Noting that current federal pension legislation doesn’t acknowledge retirees as plan members, Jim Murray of the Canadian Federation of Pensioners suggested that retirees need to be recognized as stakeholders who provide an important counterbalance to plan sponsors and active members. Murray explained that they should be entitled to greater and timelier transparency with regard to information on the status of their pension plans.

“Retirees are not mushrooms,” he said, referring to the fungi’s light diet and needs. “Financial and actuarial information is available too late to be of much value, and there’s no requirement for the plan sponsor to distribute information to retirees unless they ask for it.”
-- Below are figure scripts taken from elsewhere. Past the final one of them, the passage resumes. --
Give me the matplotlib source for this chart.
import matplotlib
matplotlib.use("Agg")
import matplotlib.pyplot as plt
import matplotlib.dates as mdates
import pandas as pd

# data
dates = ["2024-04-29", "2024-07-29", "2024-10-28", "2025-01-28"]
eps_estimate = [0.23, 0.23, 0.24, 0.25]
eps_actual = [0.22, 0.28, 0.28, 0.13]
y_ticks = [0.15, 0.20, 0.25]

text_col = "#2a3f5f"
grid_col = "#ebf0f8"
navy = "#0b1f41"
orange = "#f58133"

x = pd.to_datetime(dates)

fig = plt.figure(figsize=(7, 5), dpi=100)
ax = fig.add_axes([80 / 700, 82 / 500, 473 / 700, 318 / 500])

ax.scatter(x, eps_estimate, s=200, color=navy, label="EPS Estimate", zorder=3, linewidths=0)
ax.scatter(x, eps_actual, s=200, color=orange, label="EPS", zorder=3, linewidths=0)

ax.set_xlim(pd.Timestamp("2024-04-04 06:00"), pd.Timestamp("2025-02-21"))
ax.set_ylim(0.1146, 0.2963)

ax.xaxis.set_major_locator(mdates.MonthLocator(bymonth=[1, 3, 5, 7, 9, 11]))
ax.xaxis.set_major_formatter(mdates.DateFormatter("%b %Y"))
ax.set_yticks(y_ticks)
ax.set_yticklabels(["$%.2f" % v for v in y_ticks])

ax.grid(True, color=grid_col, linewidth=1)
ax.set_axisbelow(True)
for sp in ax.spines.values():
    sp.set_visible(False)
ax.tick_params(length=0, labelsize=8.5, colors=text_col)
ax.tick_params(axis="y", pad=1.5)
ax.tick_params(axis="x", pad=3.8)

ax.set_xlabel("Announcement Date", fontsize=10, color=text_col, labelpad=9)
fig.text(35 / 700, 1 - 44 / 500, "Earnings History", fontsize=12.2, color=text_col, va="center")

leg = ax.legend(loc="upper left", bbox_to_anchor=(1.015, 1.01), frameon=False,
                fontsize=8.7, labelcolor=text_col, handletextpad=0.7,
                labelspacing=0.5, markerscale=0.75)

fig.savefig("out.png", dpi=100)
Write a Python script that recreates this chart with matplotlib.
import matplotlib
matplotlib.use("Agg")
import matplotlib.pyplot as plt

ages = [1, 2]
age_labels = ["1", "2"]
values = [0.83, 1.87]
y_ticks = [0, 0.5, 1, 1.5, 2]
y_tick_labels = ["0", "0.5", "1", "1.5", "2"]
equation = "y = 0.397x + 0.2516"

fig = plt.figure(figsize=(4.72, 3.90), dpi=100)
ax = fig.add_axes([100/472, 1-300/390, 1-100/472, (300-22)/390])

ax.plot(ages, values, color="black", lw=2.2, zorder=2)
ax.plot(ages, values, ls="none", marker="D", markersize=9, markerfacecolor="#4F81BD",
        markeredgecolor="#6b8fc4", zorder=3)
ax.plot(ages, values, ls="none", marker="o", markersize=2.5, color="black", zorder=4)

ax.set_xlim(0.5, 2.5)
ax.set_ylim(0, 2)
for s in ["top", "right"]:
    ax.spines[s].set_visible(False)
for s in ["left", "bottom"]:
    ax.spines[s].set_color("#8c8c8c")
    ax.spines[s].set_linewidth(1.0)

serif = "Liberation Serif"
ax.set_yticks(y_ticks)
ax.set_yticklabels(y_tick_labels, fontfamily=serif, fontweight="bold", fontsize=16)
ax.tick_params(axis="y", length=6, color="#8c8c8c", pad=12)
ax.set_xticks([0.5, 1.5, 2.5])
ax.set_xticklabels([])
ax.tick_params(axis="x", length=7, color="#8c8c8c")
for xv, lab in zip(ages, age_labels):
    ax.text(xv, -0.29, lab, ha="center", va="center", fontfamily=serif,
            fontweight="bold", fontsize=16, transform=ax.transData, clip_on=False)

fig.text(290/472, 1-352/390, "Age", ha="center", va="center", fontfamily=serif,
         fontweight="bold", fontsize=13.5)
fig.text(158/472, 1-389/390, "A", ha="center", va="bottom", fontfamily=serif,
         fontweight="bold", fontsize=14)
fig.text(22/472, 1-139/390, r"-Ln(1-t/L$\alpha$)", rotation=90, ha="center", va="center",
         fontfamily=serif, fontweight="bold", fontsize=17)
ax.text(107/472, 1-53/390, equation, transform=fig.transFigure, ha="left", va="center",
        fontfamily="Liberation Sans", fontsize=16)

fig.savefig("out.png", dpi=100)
Ian Markham, director of pension innovation with Watson Wyatt, said there is a need to fix the country’s pension system once and for all, so that temporary measures do not have to be debated each time we have a financial crisis. He outlined three elements critical to improving the system, the first of which deals with defined benefit (DB) plan termination.
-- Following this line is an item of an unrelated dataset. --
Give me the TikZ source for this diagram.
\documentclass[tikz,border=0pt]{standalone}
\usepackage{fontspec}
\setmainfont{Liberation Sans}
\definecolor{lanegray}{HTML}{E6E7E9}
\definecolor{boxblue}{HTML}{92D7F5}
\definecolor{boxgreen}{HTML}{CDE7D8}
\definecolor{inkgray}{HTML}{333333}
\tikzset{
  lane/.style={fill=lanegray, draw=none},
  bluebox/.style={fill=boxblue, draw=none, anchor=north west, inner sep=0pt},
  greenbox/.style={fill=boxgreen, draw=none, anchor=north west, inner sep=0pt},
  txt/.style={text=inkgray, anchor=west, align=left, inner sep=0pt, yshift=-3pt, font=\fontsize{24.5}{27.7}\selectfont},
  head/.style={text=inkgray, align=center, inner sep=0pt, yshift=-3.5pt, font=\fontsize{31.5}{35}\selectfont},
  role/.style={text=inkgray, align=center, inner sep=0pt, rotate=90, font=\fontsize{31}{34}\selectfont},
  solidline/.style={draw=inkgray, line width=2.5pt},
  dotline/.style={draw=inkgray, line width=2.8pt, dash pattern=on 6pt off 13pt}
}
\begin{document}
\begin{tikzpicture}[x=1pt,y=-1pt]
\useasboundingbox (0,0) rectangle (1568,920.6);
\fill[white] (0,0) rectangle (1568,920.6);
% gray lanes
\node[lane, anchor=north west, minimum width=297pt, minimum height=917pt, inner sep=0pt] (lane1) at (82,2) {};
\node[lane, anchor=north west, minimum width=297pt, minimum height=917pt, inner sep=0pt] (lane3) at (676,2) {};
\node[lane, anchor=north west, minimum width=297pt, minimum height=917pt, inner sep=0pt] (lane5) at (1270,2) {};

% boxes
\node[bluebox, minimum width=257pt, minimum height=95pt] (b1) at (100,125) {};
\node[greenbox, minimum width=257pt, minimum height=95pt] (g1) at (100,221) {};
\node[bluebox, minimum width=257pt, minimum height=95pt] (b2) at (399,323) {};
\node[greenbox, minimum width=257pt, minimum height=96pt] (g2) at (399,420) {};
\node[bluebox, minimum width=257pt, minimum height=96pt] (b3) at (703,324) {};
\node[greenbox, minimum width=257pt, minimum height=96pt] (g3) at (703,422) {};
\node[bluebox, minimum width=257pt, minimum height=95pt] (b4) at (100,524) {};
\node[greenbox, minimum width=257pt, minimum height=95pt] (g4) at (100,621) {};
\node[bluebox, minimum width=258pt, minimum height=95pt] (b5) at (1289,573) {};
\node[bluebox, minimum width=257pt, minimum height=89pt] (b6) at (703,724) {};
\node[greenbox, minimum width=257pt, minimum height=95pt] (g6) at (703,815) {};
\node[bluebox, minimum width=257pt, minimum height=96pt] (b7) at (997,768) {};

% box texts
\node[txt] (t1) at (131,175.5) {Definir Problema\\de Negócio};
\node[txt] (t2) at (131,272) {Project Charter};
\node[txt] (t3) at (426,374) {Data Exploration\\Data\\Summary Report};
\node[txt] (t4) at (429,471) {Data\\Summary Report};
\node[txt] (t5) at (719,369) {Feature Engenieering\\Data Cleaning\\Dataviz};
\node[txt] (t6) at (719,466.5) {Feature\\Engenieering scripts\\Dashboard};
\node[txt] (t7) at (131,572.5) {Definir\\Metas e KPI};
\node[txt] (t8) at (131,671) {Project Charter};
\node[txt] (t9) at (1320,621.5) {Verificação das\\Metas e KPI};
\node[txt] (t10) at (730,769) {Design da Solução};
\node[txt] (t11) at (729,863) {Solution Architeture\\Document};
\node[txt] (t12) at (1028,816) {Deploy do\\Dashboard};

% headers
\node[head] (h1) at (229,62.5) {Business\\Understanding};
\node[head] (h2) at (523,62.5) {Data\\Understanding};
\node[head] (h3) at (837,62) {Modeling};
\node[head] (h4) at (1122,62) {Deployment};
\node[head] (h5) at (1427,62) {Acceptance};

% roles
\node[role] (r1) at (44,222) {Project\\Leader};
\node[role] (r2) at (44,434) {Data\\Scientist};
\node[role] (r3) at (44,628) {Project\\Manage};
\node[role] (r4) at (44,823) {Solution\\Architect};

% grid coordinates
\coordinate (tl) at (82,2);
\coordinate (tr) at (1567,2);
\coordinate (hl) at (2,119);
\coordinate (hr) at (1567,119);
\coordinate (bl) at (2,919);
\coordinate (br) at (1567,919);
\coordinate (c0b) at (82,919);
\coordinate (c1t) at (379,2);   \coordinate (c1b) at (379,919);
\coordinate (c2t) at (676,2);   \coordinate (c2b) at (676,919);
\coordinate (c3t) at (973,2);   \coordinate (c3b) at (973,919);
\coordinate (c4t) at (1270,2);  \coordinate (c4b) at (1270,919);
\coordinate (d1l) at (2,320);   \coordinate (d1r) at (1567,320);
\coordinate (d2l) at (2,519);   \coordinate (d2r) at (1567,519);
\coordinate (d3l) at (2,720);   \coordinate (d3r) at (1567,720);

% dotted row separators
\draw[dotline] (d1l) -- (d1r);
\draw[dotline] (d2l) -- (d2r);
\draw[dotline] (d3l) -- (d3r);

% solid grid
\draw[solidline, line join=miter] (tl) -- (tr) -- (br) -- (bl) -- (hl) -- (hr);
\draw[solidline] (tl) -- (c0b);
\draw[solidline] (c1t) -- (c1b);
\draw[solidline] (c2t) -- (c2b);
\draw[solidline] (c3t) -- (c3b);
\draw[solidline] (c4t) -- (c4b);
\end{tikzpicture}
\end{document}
“Today, the federal rules allow a DB plan to be terminated in deficit,” he said. “Some employers are moving toward non-traditional plans such as target benefit plans, but for those who choose to stick with DB, it is time to require them to fully fund the plan upon termination or within the following five years.”

Triennial funding valuations also require a rethink, according to Markham, who contends that today’s benefits formulas would be lower if the asset mix had been designed to minimize the chance of deficits all along.

“The laws across Canada have blessed the idea of a full actuarial valuation only taking place every three years,” he explained. “That is a long time in a volatile world. There needs to be a way to recognize major market shifts quicker in the future—especially when there are downward shifts in asset values.”

Markham said that convincing plan members to view DB plans as an investment as opposed to a sink hole is another element, which would result in employers making more than just minimum contributions.

Susan Eng, vice-president, advocacy for the Canadian Association for Retired Persons, reminded the panel that, actuarial intricacies aside, the basic premise of the discussion is simple. “The bottom line is that there was a promise made to give a certain amount to people for their retirement,” she said. “All we’re talking about is having people keep that promise.”

Railing against critics of the automaker’s pension plan who describe it as lavish and non-contributory, GM pensioner Bill Devine said that such discussions have a profound impact on plan members who are forced to listen to their way of life come under attack.

“The fact is, we have contributed,” he explained. “Pensions are deferred wages, and I don’t—nor do any other GM workers— want to be known as people who cheated the system.”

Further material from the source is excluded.